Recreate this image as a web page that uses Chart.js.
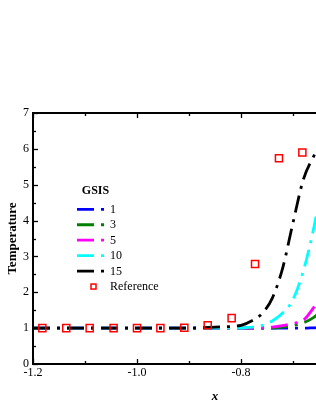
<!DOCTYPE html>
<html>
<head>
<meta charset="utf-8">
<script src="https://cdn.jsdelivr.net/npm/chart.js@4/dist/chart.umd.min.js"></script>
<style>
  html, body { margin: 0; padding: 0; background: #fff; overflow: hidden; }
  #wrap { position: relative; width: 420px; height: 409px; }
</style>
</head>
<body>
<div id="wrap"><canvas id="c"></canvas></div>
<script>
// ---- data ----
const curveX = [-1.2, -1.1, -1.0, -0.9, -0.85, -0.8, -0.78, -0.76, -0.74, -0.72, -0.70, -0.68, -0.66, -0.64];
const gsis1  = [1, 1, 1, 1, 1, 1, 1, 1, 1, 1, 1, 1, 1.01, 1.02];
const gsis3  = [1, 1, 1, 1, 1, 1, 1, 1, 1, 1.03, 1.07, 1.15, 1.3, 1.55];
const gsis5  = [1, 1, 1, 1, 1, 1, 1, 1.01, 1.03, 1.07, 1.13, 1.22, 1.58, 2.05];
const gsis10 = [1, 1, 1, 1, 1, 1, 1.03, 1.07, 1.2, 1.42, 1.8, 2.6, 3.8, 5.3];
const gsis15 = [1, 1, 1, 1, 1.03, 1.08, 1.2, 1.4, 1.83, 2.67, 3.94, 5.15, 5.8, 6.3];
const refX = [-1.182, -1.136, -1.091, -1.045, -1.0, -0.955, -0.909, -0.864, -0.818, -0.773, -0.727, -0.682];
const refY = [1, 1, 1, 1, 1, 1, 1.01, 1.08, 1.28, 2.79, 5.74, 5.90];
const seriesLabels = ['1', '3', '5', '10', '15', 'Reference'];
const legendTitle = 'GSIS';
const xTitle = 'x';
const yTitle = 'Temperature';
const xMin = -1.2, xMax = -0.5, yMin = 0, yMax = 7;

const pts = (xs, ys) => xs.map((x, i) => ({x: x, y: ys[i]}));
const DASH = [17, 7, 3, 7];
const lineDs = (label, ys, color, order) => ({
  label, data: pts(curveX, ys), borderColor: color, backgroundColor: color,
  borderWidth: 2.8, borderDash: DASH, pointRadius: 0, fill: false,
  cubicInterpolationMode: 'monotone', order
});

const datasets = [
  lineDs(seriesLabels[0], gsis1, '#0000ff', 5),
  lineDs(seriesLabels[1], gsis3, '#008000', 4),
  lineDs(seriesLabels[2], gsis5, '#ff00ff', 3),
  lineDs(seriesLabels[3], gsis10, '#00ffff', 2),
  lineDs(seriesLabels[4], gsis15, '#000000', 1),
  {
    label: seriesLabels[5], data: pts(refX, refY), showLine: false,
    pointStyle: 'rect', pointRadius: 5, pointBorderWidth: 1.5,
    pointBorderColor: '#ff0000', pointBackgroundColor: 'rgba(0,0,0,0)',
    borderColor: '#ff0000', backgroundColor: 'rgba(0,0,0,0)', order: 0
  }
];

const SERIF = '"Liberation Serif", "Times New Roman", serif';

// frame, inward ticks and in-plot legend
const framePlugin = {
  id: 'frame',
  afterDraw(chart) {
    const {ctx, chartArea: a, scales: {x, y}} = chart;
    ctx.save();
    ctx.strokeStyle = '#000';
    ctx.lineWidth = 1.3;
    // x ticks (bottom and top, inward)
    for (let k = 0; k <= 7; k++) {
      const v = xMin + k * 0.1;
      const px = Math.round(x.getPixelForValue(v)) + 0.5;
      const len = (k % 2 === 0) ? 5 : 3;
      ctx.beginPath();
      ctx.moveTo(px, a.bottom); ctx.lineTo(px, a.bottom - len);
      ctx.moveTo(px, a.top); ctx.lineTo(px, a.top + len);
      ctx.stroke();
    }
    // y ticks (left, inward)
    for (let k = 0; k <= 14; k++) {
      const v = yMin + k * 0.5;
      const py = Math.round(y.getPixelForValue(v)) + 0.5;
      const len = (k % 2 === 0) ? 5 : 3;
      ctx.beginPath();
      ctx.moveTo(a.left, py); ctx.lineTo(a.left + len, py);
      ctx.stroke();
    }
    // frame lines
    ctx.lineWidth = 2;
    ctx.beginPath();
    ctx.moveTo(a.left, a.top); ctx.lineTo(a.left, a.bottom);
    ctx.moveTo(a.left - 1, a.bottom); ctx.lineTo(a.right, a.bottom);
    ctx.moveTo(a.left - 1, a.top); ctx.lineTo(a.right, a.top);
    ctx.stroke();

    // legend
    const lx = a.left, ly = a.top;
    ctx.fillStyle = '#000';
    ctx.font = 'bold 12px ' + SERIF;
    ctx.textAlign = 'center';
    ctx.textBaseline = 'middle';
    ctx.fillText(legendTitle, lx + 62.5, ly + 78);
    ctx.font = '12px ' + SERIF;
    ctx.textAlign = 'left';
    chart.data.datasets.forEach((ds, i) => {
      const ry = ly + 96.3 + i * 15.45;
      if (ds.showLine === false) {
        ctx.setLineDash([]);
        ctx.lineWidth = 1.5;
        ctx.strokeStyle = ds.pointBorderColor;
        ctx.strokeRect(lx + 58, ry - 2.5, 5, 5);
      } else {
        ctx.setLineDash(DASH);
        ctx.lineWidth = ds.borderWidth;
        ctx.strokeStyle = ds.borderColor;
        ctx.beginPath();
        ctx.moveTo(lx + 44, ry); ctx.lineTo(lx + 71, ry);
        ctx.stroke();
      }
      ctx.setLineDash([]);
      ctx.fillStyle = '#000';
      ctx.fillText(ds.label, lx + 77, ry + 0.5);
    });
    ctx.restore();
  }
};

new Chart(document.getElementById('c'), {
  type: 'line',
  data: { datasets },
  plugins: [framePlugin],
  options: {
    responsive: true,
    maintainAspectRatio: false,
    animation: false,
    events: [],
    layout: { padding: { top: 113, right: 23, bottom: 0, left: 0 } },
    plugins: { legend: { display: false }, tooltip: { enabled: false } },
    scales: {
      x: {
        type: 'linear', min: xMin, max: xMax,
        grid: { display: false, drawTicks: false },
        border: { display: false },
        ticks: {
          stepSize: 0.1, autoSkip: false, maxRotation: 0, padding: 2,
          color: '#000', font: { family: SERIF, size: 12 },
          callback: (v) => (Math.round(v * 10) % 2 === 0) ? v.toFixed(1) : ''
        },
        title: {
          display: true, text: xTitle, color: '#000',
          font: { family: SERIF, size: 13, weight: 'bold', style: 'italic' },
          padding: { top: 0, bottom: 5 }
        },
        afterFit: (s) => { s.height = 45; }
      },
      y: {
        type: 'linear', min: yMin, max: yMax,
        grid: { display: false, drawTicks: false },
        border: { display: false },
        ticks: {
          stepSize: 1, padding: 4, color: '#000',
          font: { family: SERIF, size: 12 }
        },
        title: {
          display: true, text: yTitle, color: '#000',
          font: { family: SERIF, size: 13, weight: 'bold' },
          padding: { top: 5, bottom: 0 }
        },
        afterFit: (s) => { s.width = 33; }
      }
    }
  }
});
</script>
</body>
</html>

● ● ● ●

TASK REQUIREMENTS: Repeat the material above verbatim, with no pictures in the output.

TASK ANSWER:
Recreate this image as a web page that uses Chart.js.
<!DOCTYPE html>
<html>
<head>
<meta charset="utf-8">
<script src="https://cdn.jsdelivr.net/npm/chart.js@4/dist/chart.umd.min.js"></script>
<style>
  html, body { margin: 0; padding: 0; background: #fff; overflow: hidden; }
  #wrap { position: relative; width: 420px; height: 409px; }
</style>
</head>
<body>
<div id="wrap"><canvas id="c"></canvas></div>
<script>
// ---- data ----
const curveX = [-1.2, -1.1, -1.0, -0.9, -0.85, -0.8, -0.78, -0.76, -0.74, -0.72, -0.70, -0.68, -0.66, -0.64];
const gsis1  = [1, 1, 1, 1, 1, 1, 1, 1, 1, 1, 1, 1, 1.01, 1.02];
const gsis3  = [1, 1, 1, 1, 1, 1, 1, 1, 1, 1.03, 1.07, 1.15, 1.3, 1.55];
const gsis5  = [1, 1, 1, 1, 1, 1, 1, 1.01, 1.03, 1.07, 1.13, 1.22, 1.58, 2.05];
const gsis10 = [1, 1, 1, 1, 1, 1, 1.03, 1.07, 1.2, 1.42, 1.8, 2.6, 3.8, 5.3];
const gsis15 = [1, 1, 1, 1, 1.03, 1.08, 1.2, 1.4, 1.83, 2.67, 3.94, 5.15, 5.8, 6.3];
const refX = [-1.182, -1.136, -1.091, -1.045, -1.0, -0.955, -0.909, -0.864, -0.818, -0.773, -0.727, -0.682];
const refY = [1, 1, 1, 1, 1, 1, 1.01, 1.08, 1.28, 2.79, 5.74, 5.90];
const seriesLabels = ['1', '3', '5', '10', '15', 'Reference'];
const legendTitle = 'GSIS';
const xTitle = 'x';
const yTitle = 'Temperature';
const xMin = -1.2, xMax = -0.5, yMin = 0, yMax = 7;

const pts = (xs, ys) => xs.map((x, i) => ({x: x, y: ys[i]}));
const DASH = [17, 7, 3, 7];
const lineDs = (label, ys, color, order) => ({
  label, data: pts(curveX, ys), borderColor: color, backgroundColor: color,
  borderWidth: 2.8, borderDash: DASH, pointRadius: 0, fill: false,
  cubicInterpolationMode: 'monotone', order
});

const datasets = [
  lineDs(seriesLabels[0], gsis1, '#0000ff', 5),
  lineDs(seriesLabels[1], gsis3, '#008000', 4),
  lineDs(seriesLabels[2], gsis5, '#ff00ff', 3),
  lineDs(seriesLabels[3], gsis10, '#00ffff', 2),
  lineDs(seriesLabels[4], gsis15, '#000000', 1),
  {
    label: seriesLabels[5], data: pts(refX, refY), showLine: false,
    pointStyle: 'rect', pointRadius: 5, pointBorderWidth: 1.5,
    pointBorderColor: '#ff0000', pointBackgroundColor: 'rgba(0,0,0,0)',
    borderColor: '#ff0000', backgroundColor: 'rgba(0,0,0,0)', order: 0
  }
];

const SERIF = '"Liberation Serif", "Times New Roman", serif';

// frame, inward ticks and in-plot legend
const framePlugin = {
  id: 'frame',
  afterDraw(chart) {
    const {ctx, chartArea: a, scales: {x, y}} = chart;
    ctx.save();
    ctx.strokeStyle = '#000';
    ctx.lineWidth = 1.3;
    // x ticks (bottom and top, inward)
    for (let k = 0; k <= 7; k++) {
      const v = xMin + k * 0.1;
      const px = Math.round(x.getPixelForValue(v)) + 0.5;
      const len = (k % 2 === 0) ? 5 : 3;
      ctx.beginPath();
      ctx.moveTo(px, a.bottom); ctx.lineTo(px, a.bottom - len);
      ctx.moveTo(px, a.top); ctx.lineTo(px, a.top + len);
      ctx.stroke();
    }
    // y ticks (left, inward)
    for (let k = 0; k <= 14; k++) {
      const v = yMin + k * 0.5;
      const py = Math.round(y.getPixelForValue(v)) + 0.5;
      const len = (k % 2 === 0) ? 5 : 3;
      ctx.beginPath();
      ctx.moveTo(a.left, py); ctx.lineTo(a.left + len, py);
      ctx.stroke();
    }
    // frame lines
    ctx.lineWidth = 2;
    ctx.beginPath();
    ctx.moveTo(a.left, a.top); ctx.lineTo(a.left, a.bottom);
    ctx.moveTo(a.left - 1, a.bottom); ctx.lineTo(a.right, a.bottom);
    ctx.moveTo(a.left - 1, a.top); ctx.lineTo(a.right, a.top);
    ctx.stroke();

    // legend
    const lx = a.left, ly = a.top;
    ctx.fillStyle = '#000';
    ctx.font = 'bold 12px ' + SERIF;
    ctx.textAlign = 'center';
    ctx.textBaseline = 'middle';
    ctx.fillText(legendTitle, lx + 62.5, ly + 78);
    ctx.font = '12px ' + SERIF;
    ctx.textAlign = 'left';
    chart.data.datasets.forEach((ds, i) => {
      const ry = ly + 96.3 + i * 15.45;
      if (ds.showLine === false) {
        ctx.setLineDash([]);
        ctx.lineWidth = 1.5;
        ctx.strokeStyle = ds.pointBorderColor;
        ctx.strokeRect(lx + 58, ry - 2.5, 5, 5);
      } else {
        ctx.setLineDash(DASH);
        ctx.lineWidth = ds.borderWidth;
        ctx.strokeStyle = ds.borderColor;
        ctx.beginPath();
        ctx.moveTo(lx + 44, ry); ctx.lineTo(lx + 71, ry);
        ctx.stroke();
      }
      ctx.setLineDash([]);
      ctx.fillStyle = '#000';
      ctx.fillText(ds.label, lx + 77, ry + 0.5);
    });
    ctx.restore();
  }
};

new Chart(document.getElementById('c'), {
  type: 'line',
  data: { datasets },
  plugins: [framePlugin],
  options: {
    responsive: true,
    maintainAspectRatio: false,
    animation: false,
    events: [],
    layout: { padding: { top: 113, right: 23, bottom: 0, left: 0 } },
    plugins: { legend: { display: false }, tooltip: { enabled: false } },
    scales: {
      x: {
        type: 'linear', min: xMin, max: xMax,
        grid: { display: false, drawTicks: false },
        border: { display: false },
        ticks: {
          stepSize: 0.1, autoSkip: false, maxRotation: 0, padding: 2,
          color: '#000', font: { family: SERIF, size: 12 },
          callback: (v) => (Math.round(v * 10) % 2 === 0) ? v.toFixed(1) : ''
        },
        title: {
          display: true, text: xTitle, color: '#000',
          font: { family: SERIF, size: 13, weight: 'bold', style: 'italic' },
          padding: { top: 0, bottom: 5 }
        },
        afterFit: (s) => { s.height = 45; }
      },
      y: {
        type: 'linear', min: yMin, max: yMax,
        grid: { display: false, drawTicks: false },
        border: { display: false },
        ticks: {
          stepSize: 1, padding: 4, color: '#000',
          font: { family: SERIF, size: 12 }
        },
        title: {
          display: true, text: yTitle, color: '#000',
          font: { family: SERIF, size: 13, weight: 'bold' },
          padding: { top: 5, bottom: 0 }
        },
        afterFit: (s) => { s.width = 33; }
      }
    }
  }
});
</script>
</body>
</html>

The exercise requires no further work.